**Task objective**
Write the lines out exactly as they stand, from the one containing "Give me the matplotlib source for this chart." through the one containing "ax.axis('off')", and only those. Omit pictures.

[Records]
#####

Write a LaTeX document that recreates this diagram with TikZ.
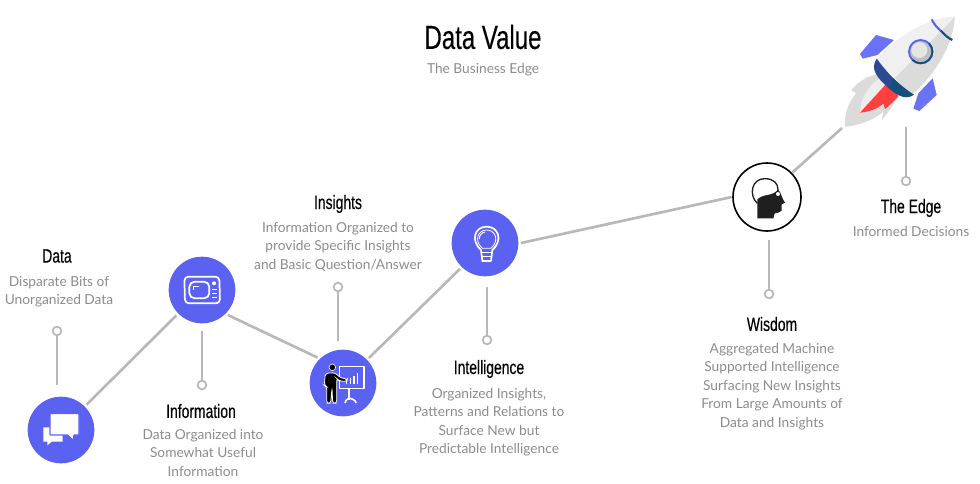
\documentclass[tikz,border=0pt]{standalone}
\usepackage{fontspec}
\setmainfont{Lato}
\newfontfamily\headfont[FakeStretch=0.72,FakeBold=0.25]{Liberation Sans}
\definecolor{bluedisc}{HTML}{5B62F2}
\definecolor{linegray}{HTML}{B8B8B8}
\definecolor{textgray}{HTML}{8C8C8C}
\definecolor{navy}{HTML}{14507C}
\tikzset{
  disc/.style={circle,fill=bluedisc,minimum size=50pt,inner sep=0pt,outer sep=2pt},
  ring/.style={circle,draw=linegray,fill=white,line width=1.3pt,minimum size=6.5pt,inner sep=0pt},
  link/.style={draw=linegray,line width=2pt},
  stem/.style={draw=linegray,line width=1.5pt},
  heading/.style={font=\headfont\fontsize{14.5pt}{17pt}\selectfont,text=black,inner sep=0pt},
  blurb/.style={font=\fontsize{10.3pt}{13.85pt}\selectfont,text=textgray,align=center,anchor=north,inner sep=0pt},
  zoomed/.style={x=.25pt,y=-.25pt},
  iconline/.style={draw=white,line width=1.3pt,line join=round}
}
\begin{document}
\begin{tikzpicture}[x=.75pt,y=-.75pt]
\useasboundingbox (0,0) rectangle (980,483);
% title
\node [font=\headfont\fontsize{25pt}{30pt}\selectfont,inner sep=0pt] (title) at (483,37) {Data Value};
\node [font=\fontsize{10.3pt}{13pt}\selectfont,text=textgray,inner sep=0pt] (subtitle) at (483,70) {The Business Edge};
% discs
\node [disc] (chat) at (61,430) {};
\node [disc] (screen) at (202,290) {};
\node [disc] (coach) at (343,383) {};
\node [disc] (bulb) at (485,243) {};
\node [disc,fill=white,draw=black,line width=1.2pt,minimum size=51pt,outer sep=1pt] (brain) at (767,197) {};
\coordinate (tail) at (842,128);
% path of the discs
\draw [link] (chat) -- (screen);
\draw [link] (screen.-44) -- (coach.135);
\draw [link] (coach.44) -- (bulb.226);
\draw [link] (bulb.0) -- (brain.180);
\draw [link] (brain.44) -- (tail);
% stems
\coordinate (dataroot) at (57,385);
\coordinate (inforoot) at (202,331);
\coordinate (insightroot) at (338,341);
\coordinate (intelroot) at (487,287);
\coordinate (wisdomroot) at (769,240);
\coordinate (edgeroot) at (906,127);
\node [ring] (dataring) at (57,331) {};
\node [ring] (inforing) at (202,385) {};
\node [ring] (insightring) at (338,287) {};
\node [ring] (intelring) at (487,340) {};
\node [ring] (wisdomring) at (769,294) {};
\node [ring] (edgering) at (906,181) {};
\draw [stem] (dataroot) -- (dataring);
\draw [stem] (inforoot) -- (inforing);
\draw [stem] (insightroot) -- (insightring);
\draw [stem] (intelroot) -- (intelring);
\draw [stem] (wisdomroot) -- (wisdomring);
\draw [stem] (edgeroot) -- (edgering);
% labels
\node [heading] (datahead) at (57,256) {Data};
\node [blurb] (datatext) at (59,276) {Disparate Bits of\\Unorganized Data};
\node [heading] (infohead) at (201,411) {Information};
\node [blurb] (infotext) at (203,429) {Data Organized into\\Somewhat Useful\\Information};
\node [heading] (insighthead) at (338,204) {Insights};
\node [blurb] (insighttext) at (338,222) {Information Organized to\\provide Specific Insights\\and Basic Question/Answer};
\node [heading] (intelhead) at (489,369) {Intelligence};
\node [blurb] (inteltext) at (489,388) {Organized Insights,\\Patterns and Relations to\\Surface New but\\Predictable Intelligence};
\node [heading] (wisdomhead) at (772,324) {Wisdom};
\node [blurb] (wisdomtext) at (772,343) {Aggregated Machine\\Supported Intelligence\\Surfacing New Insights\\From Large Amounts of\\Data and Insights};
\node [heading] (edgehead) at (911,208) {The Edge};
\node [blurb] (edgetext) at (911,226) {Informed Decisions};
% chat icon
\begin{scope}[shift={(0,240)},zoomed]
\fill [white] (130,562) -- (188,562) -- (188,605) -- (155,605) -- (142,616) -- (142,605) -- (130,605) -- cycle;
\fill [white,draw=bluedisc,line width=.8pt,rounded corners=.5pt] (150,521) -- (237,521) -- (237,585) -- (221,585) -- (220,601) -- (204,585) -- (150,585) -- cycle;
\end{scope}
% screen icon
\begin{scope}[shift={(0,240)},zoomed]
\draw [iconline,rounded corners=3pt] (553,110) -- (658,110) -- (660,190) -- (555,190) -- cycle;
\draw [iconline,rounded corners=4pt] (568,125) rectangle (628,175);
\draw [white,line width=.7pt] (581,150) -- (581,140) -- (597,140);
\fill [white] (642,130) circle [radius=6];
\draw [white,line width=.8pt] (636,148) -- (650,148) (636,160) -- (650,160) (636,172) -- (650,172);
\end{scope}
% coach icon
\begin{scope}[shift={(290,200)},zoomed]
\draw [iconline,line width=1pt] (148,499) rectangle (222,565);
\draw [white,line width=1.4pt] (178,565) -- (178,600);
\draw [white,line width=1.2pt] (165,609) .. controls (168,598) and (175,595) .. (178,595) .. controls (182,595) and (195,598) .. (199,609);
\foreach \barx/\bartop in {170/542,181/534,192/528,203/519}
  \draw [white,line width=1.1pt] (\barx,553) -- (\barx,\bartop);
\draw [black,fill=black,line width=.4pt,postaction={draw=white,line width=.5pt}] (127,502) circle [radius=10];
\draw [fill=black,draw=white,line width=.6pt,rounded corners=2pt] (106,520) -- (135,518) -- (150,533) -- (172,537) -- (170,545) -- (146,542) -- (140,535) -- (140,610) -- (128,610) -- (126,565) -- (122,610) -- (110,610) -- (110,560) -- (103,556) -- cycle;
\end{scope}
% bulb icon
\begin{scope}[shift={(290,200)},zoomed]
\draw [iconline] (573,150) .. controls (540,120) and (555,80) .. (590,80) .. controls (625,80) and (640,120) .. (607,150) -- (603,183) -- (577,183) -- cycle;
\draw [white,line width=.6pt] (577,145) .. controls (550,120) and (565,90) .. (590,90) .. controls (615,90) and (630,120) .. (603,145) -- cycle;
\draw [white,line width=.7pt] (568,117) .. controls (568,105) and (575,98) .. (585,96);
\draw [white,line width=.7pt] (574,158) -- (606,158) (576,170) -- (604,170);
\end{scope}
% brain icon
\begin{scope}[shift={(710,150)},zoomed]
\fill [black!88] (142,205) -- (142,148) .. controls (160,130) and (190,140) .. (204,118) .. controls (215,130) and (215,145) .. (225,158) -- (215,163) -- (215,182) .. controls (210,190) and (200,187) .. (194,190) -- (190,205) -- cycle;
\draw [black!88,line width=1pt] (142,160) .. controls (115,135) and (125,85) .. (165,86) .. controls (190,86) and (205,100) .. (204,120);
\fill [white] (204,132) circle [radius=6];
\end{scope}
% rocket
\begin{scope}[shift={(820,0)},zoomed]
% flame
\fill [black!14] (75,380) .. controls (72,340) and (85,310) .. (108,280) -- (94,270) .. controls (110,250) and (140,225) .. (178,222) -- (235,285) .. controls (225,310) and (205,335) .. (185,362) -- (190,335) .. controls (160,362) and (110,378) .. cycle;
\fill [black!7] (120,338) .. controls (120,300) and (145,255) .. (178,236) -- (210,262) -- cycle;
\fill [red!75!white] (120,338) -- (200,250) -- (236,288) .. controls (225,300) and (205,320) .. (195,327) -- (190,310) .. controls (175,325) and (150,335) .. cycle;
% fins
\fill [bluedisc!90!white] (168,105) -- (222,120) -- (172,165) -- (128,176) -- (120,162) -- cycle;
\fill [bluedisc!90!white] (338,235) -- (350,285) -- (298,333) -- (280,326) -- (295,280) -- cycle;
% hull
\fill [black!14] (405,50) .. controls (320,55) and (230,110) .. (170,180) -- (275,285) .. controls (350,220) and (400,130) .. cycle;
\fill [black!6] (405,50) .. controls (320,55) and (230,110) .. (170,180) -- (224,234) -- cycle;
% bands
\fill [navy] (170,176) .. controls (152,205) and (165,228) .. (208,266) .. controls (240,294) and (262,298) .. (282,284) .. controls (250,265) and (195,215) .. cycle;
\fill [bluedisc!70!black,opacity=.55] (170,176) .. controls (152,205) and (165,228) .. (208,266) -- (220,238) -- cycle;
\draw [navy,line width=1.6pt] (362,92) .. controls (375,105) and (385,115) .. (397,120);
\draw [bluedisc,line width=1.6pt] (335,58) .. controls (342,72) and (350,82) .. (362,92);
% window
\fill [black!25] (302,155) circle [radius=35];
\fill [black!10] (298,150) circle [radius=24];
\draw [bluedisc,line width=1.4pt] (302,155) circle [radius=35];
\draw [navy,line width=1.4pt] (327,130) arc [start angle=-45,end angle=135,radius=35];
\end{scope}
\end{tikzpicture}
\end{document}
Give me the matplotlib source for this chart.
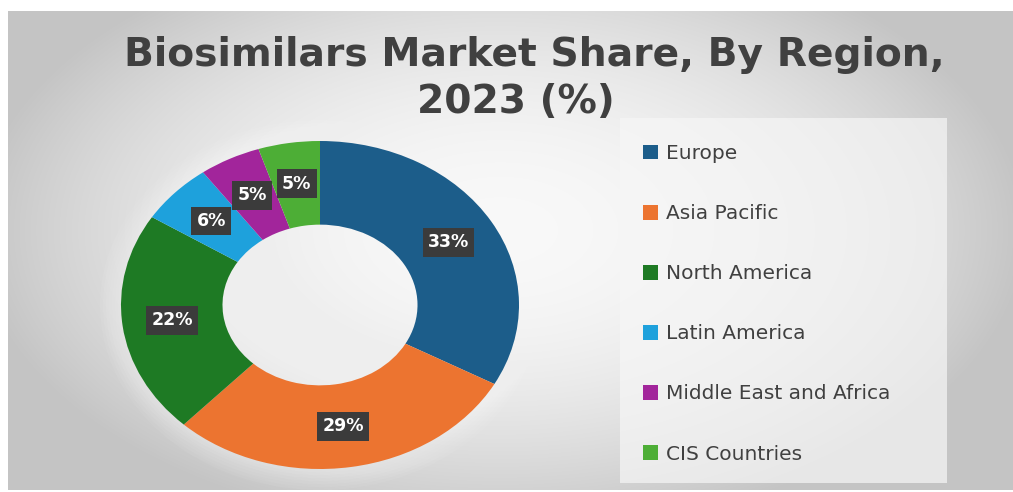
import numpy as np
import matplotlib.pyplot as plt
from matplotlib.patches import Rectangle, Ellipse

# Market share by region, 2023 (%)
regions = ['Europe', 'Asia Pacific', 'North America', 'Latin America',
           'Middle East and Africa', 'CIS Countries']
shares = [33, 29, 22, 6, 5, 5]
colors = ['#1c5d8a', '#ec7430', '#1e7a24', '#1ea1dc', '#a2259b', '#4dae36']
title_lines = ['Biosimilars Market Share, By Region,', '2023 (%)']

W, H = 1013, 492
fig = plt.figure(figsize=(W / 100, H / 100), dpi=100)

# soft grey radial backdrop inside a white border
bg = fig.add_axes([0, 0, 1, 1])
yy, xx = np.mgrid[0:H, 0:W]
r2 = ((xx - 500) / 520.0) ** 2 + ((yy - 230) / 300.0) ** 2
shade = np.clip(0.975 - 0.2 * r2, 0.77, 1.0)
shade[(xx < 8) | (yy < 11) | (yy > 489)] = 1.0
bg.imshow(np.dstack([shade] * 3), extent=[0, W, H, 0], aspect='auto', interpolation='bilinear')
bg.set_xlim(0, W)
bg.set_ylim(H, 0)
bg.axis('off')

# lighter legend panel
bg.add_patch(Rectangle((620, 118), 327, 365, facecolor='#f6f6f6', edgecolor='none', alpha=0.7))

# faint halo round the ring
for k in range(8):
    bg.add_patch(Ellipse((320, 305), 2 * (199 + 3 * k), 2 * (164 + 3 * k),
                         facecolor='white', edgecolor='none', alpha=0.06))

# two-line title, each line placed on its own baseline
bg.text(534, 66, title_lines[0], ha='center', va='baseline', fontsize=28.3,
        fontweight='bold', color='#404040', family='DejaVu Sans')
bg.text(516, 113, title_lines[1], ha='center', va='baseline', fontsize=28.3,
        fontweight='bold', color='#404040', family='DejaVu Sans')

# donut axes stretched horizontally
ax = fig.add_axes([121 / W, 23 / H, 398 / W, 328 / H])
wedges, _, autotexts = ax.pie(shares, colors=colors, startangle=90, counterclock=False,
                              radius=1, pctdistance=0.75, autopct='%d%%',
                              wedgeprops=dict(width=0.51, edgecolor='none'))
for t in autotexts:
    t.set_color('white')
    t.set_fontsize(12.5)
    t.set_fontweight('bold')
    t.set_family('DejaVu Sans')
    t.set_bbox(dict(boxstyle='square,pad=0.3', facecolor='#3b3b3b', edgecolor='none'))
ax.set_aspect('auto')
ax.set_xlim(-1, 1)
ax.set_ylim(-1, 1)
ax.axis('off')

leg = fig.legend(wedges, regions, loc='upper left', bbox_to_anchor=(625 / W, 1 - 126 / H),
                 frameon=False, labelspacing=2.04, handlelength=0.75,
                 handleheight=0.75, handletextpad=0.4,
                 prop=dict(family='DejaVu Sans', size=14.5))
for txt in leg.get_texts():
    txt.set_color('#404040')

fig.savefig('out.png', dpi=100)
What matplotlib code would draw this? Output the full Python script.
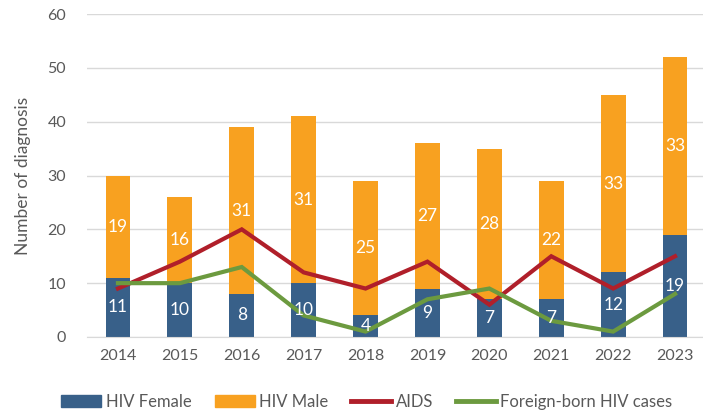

#####

**Output**
Give me the matplotlib source for this chart.
import numpy as np
import matplotlib.pyplot as plt
from matplotlib.patches import Rectangle, Ellipse

# Market share by region, 2023 (%)
regions = ['Europe', 'Asia Pacific', 'North America', 'Latin America',
           'Middle East and Africa', 'CIS Countries']
shares = [33, 29, 22, 6, 5, 5]
colors = ['#1c5d8a', '#ec7430', '#1e7a24', '#1ea1dc', '#a2259b', '#4dae36']
title_lines = ['Biosimilars Market Share, By Region,', '2023 (%)']

W, H = 1013, 492
fig = plt.figure(figsize=(W / 100, H / 100), dpi=100)

# soft grey radial backdrop inside a white border
bg = fig.add_axes([0, 0, 1, 1])
yy, xx = np.mgrid[0:H, 0:W]
r2 = ((xx - 500) / 520.0) ** 2 + ((yy - 230) / 300.0) ** 2
shade = np.clip(0.975 - 0.2 * r2, 0.77, 1.0)
shade[(xx < 8) | (yy < 11) | (yy > 489)] = 1.0
bg.imshow(np.dstack([shade] * 3), extent=[0, W, H, 0], aspect='auto', interpolation='bilinear')
bg.set_xlim(0, W)
bg.set_ylim(H, 0)
bg.axis('off')

# lighter legend panel
bg.add_patch(Rectangle((620, 118), 327, 365, facecolor='#f6f6f6', edgecolor='none', alpha=0.7))

# faint halo round the ring
for k in range(8):
    bg.add_patch(Ellipse((320, 305), 2 * (199 + 3 * k), 2 * (164 + 3 * k),
                         facecolor='white', edgecolor='none', alpha=0.06))

# two-line title, each line placed on its own baseline
bg.text(534, 66, title_lines[0], ha='center', va='baseline', fontsize=28.3,
        fontweight='bold', color='#404040', family='DejaVu Sans')
bg.text(516, 113, title_lines[1], ha='center', va='baseline', fontsize=28.3,
        fontweight='bold', color='#404040', family='DejaVu Sans')

# donut axes stretched horizontally
ax = fig.add_axes([121 / W, 23 / H, 398 / W, 328 / H])
wedges, _, autotexts = ax.pie(shares, colors=colors, startangle=90, counterclock=False,
                              radius=1, pctdistance=0.75, autopct='%d%%',
                              wedgeprops=dict(width=0.51, edgecolor='none'))
for t in autotexts:
    t.set_color('white')
    t.set_fontsize(12.5)
    t.set_fontweight('bold')
    t.set_family('DejaVu Sans')
    t.set_bbox(dict(boxstyle='square,pad=0.3', facecolor='#3b3b3b', edgecolor='none'))
ax.set_aspect('auto')
ax.set_xlim(-1, 1)
ax.set_ylim(-1, 1)
ax.axis('off')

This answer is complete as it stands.